A situação da economia a faz se sentir como um “grão de areia na praia”, incapaz de controlar seu próprio destino, disse ela.
“Na China, essa palavra ‘aspiração’ tem motivado todos, porque eles acreditam que amanhã será o melhor momento. O que estou tentando conquistar em minha vida agora é, de certa forma, curar a decepção que o amanhã trará.”
Crise imobiliária
Vincent Li, proprietário de uma cafeteria de alto padrão em Xangai, levou um golpe duplo que, segundo ele, o tirou da classe média.
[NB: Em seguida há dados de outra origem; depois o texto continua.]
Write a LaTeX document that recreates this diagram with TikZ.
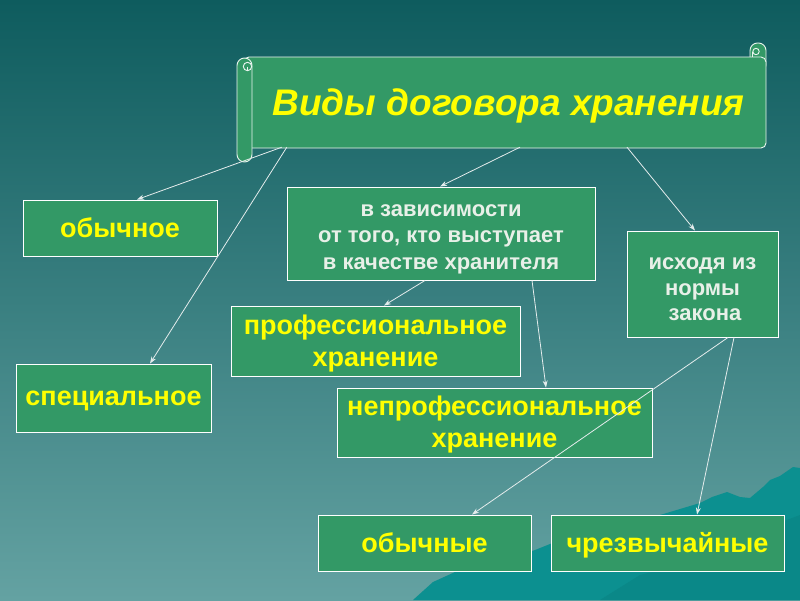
\documentclass[tikz,border=0pt]{standalone}
\usepackage{fontspec}
\setmainfont{Liberation Sans}
\usetikzlibrary{arrows.meta}
\definecolor{boxg}{HTML}{339966}
\definecolor{bgtop}{HTML}{0E5C5E}
\definecolor{bgbot}{HTML}{64A2A2}
\definecolor{mount}{HTML}{0C9090}
\definecolor{mountd}{HTML}{0A8888}
\definecolor{linec}{HTML}{E4ECEC}
\definecolor{ytext}{HTML}{FFFF00}
\definecolor{wtext}{HTML}{E8F0E8}
\tikzset{
  gbox/.style={draw=white, line width=0.9pt, fill=boxg, inner sep=0pt, align=center},
  ybox/.style={gbox, text=ytext, font=\bfseries\fontsize{27}{32}\selectfont},
  yone/.style={ybox, text height=18pt, text depth=0pt},
  wbox/.style={gbox, text=wtext, font=\bfseries\fontsize{22}{26.5}\selectfont},
  conn/.style={draw=linec, line width=0.8pt, -{Stealth[length=7pt,width=5pt]}},
  scroll/.style={draw=white!90!boxg, line width=0.9pt, fill=boxg}
}
\begin{document}
\begin{tikzpicture}[x=1pt,y=-1pt]
\shade[top color=bgtop, bottom color=bgbot] (0,0) rectangle (800,600);
\useasboundingbox (0,0) rectangle (800,600);
% mountain
\fill[mount] (413,600) -- (433,582) -- (455,572) -- (490,566) -- (535,550) -- (560,540) -- (600,530) -- (650,518) -- (700,503) -- (712,497) -- (727,492) -- (740,497) -- (750,498) -- (763,487) -- (770,480) -- (780,476) -- (793,467) -- (800,468) -- (800,600) -- cycle;
\fill[mountd] (600,600) -- (640,575) -- (700,560) -- (760,530) -- (800,515) -- (800,600) -- cycle;
% scroll banner
\draw[scroll, rounded corners=7.5pt] (750,43) rectangle (766,72);
\draw[scroll] (756,51.5) circle (3.2);
\draw[scroll, fill=none] (752.8,51.5) -- (752.8,57);
\draw[scroll, rounded corners=5pt] (244,57) -- (766,57) -- (766,148) -- (244,148) -- cycle;
\draw[scroll, rounded corners=7.5pt] (237,58) rectangle (252,162);
\draw[scroll] (247.5,66.5) circle (4.2);
\draw[scroll, fill=none] (247.5,66.5) -- (247.5,70.7);
\node[inner sep=0pt, minimum width=513pt, minimum height=90pt, text=ytext,
      text height=26pt, text depth=0pt,
      font=\bfseries\itshape\fontsize{37}{40}\selectfont] (title) at (508.5,102) {Виды договора хранения};
% boxes
\node[yone, minimum width=194pt, minimum height=56pt] (obych) at (120,228) {обычное};
\node[yone, text height=15pt, minimum width=195pt, minimum height=68pt] (spec) at (113.5,398) {специальное};
\node[wbox, minimum width=308pt, minimum height=93pt] (zav) at (441,233.5) {\rule{0pt}{23pt}в зависимости\\от того, кто выступает\\в качестве хранителя};
\node[wbox, font=\bfseries\fontsize{22}{25.5}\selectfont, minimum width=151pt, minimum height=106pt] (ishod) at (702.5,284) {\rule{0pt}{23pt}исходя из\\нормы\\\hspace*{5pt}закона};
\node[ybox, minimum width=289pt, minimum height=70pt] (prof) at (375.5,341) {\rule{0pt}{24pt}профессиональное\\хранение};
\node[ybox, minimum width=315pt, minimum height=69pt] (neprof) at (494.5,422.5) {\rule{0pt}{24pt}непрофессиональное\\хранение};
\node[yone, minimum width=213pt, minimum height=56pt] (obychn) at (424.5,543) {обычные};
\node[yone, minimum width=233pt, minimum height=56pt] (chrez) at (667.5,543) {чрезвычайные};
% connectors
\draw[conn] ([xshift=30pt]title.south west) -- ([xshift=17pt]obych.north);
\draw[conn] ([xshift=35pt]title.south west) -- ([xshift=36.5pt]spec.north);
\draw[conn] ([xshift=11.5pt]title.south) -- ([xshift=-1pt]zav.north);
\draw[conn] ([xshift=118.5pt]title.south) -- ([xshift=-7.5pt]ishod.north);
\draw[conn] ([xshift=-16pt]zav.south) -- ([xshift=8.5pt]prof.north);
\draw[conn] ([xshift=91pt]zav.south) -- ([xshift=51.5pt]neprof.north);
\draw[conn] ([xshift=25.5pt]ishod.south) -- ([xshift=47.5pt]obychn.north);
\draw[conn] ([xshift=31.5pt]ishod.south) -- ([xshift=29.5pt]chrez.north);
\end{tikzpicture}
\end{document}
Como os chineses cortaram gastos, eles preferem café mais barato. E os dois apartamentos que ele comprou por 4 milhões de iuanes (558.612 dólares) em 2017 na turística ilha de Hainan não atraíram nenhum interesse de aluguel ou compra em três anos.
“O mercado imobiliário está saturado”, disse Li.
O setor imobiliário, que foi responsável por cerca de um quarto da atividade econômica em seu auge, agora é visto como uma ameaça importante para as tentativas da China de escapar da armadilha da renda média.
“O grande risco é que as consequências da diminuição das antigas fontes de crescimento possam se tornar grandes demais para serem contidas e inibir novas fontes de crescimento. Se isso acontecer, a China pode ficar presa na transição”, disse Yuen Yuen Ang, presidente da cadeira Alfred Chandler de Economia Política da Universidade Johns Hopkins.
Não são apenas as políticas internas que afetam a vida na China. As tensões diplomáticas com o Ocidente sobre Taiwan, Ucrânia e o Mar do Sul da China contribuíram para o primeiro déficit de investimento estrangeiro da história.
Ao mesmo tempo, as restrições tecnológicas impostas pelos EUA à China impedem que a consultoria de David Fincher em Xangai faça negócios com semicondutores de ponta, bloqueando uma importante fonte de renda.
Ele está pensando em se mudar para o exterior, temendo que mais tensões diplomáticas ou novas mudanças regulatórias de Pequim possam tornar seu negócio insustentável.
“Você se sente como uma lagosta em uma panela”, disse Fincher. “A água fica cada vez mais quente e você fica lá sentado”
“Eu me preocupo com Pequim tanto quanto todo mundo.”